Tonel’s interest in language also stems from his encounter with conceptual art and its placement of language as a central component within the workings of an artwork. The use of language in conceptual art that developed in Latin America, which was his first experience of it, was poetic and ambiguous, although often in a politicized way. Luis Camnitzer, who moved from Uruguay to New York in the 1960s, and who first exhibited in Havana in 1983, is an important link between Latin American and Euroamerican concerns. In his work, Camnitzer incorporated language in order to destabilize the meaning that exists in both the word and image. He created relationships that functioned less like the caption of a cartoon and more like two entities encountering each other within the space of an art object. Words, like images, don’t necessarily have stable meanings, but instead, can embrace ambiguity through their own necessary reasoning.

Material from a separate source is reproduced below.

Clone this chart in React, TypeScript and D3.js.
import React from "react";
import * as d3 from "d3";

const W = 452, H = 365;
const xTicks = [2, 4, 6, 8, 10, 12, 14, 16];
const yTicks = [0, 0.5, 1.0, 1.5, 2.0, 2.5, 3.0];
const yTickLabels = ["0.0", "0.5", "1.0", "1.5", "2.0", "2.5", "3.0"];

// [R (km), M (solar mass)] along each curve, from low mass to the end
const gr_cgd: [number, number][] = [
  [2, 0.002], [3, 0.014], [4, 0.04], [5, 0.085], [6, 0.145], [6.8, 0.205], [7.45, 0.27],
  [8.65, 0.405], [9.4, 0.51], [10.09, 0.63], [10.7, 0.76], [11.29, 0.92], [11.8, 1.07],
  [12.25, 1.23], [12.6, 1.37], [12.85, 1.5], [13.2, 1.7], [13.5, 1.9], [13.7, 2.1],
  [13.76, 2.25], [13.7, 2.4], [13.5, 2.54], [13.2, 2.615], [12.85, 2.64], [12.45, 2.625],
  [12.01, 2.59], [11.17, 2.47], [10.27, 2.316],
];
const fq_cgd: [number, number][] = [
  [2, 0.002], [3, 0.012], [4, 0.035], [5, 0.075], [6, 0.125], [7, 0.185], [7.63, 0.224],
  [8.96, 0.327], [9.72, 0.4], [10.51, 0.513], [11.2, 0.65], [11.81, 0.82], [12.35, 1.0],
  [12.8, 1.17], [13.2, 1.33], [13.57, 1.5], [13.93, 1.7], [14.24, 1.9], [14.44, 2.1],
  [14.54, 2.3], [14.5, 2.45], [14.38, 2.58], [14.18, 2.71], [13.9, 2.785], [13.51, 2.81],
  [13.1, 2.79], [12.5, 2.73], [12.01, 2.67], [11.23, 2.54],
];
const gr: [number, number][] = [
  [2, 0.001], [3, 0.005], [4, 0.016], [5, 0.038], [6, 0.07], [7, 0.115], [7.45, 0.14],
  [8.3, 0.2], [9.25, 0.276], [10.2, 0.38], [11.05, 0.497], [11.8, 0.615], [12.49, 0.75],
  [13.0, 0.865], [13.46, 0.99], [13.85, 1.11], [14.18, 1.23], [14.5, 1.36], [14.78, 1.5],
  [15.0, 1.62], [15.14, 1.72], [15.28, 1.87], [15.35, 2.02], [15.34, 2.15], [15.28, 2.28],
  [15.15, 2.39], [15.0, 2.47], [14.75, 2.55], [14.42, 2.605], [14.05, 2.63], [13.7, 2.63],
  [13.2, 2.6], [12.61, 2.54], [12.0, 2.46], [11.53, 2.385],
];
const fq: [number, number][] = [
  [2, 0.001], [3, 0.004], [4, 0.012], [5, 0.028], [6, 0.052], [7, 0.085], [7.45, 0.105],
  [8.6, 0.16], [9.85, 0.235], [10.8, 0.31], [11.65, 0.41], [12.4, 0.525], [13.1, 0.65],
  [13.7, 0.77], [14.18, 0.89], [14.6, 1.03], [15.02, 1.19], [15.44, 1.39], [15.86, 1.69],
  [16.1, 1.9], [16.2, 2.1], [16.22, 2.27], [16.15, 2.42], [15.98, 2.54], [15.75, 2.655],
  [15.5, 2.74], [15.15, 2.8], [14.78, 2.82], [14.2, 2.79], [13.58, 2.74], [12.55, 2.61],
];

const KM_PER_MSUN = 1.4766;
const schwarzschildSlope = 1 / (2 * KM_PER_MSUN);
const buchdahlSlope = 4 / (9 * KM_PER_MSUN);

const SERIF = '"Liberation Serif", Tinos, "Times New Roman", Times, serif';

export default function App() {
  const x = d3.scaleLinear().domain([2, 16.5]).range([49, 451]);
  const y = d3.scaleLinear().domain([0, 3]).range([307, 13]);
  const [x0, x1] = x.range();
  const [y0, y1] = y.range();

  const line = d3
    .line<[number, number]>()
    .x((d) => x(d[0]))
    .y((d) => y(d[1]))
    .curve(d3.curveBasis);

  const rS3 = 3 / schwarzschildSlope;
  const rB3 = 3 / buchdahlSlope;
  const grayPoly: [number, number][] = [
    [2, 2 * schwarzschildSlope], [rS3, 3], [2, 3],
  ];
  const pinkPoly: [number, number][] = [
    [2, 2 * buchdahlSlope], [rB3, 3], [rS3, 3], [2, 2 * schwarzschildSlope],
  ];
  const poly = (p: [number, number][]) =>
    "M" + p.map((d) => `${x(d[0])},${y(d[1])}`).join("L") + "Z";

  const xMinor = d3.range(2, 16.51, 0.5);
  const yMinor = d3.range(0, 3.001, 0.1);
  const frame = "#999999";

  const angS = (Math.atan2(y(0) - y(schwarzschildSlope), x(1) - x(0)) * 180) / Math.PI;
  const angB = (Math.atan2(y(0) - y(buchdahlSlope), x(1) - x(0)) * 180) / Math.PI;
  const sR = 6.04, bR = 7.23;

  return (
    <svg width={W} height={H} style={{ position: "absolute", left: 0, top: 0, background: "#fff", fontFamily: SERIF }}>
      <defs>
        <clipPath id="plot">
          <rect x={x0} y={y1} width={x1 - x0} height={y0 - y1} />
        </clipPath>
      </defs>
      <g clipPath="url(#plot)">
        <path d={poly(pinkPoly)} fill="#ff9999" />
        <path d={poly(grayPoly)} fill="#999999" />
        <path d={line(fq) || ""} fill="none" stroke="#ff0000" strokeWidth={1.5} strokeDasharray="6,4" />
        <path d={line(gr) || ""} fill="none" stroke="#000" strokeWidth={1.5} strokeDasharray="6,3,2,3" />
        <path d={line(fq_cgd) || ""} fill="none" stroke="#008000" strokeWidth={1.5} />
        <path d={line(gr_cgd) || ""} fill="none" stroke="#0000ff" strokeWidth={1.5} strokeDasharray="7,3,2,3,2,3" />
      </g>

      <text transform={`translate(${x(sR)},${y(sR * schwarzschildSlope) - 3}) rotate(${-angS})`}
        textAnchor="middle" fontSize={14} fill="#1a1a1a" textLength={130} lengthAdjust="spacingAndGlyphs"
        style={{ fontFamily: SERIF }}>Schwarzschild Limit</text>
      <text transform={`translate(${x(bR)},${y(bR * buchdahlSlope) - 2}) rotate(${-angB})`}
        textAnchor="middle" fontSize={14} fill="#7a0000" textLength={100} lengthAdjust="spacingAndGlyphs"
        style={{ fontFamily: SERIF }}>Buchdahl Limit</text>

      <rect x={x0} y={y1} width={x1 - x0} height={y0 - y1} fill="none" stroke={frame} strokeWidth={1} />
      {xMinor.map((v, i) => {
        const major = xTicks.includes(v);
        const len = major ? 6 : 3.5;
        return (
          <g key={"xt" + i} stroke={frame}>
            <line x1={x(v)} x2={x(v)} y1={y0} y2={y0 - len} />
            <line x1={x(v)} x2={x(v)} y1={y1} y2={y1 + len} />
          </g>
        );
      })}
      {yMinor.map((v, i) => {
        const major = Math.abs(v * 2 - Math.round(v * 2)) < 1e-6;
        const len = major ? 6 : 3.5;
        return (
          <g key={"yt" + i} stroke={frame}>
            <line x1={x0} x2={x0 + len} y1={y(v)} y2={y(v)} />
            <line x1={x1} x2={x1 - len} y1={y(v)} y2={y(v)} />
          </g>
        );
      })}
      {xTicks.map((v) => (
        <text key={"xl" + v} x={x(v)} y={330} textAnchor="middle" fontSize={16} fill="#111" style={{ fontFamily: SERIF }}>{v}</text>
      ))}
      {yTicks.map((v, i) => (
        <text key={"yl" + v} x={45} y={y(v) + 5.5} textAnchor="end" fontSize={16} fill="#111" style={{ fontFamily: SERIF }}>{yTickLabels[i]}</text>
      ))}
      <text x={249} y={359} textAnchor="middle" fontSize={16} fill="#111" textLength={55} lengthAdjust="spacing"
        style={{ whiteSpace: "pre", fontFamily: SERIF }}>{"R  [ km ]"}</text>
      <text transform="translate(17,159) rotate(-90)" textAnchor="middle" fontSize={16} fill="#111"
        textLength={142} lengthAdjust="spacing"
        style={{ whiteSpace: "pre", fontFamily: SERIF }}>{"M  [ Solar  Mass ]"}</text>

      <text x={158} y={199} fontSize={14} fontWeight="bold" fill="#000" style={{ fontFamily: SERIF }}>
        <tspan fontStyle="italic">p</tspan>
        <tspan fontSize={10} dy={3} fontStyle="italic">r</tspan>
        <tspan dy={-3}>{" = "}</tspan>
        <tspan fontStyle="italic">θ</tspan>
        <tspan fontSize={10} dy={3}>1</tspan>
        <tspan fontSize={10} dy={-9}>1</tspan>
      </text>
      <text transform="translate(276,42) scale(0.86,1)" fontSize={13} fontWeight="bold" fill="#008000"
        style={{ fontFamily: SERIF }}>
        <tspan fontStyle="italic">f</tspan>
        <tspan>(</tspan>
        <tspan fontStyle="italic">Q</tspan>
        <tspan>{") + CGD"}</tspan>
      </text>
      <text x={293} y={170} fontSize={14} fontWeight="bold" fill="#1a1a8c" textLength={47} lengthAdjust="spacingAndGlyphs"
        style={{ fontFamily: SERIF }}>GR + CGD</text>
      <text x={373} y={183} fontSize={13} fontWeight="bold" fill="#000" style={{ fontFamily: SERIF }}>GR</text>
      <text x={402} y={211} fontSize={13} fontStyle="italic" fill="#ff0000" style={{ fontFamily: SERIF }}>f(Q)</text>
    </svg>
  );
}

So where does Tonel’s three-dimensional work fall within the context of his drawing and its content? To begin with, it does not fit into one clear category: There are sculptures that stand independent of the drawings and portraiture; there are others that are based on the self-portraits, and then there are full-scale installations.
The relationship between his drawing, and for that matter his sketches, and sculpture follows no logic, but a relationship does exist, although the order of what would seem to come first is not always adhered to. A sketch can be made for a sculpture, a sculpture can be made without a drawing, a drawing can then be completed after the sculpture, or any order thereof. The differences/similarities between the drawings and the sculptures lie not in the norm of what should come first, but in the ways they represent. Drawings primarily involve the eye and mind; within the hierarchy of art, drawing is the workhorse, the vehicle for the evolution of ideas, and anything can happen. Drawing is a representation, sculptures are physical objects that exist in space and time, and thus bring into play the relational presence of our bodies. The installations emphasize this physicality even further in that the viewer is literally inside the artwork.
In order to understand an artist’s cosmos, one desires a kind of logic to emerge. In Tonel’s work, it’s there, but it’s difficult to locate because he keeps logic illusive. What he does in both his drawings and his sculpture is unsettle our assumptions about the way we think things should be.
i Artist Statement in catalogue for Utopian Territories: New Art from Cuba (Morris and Helen Belkin Art Gallery/Contemporary Art Gallery: Vancouver, 1997), 122.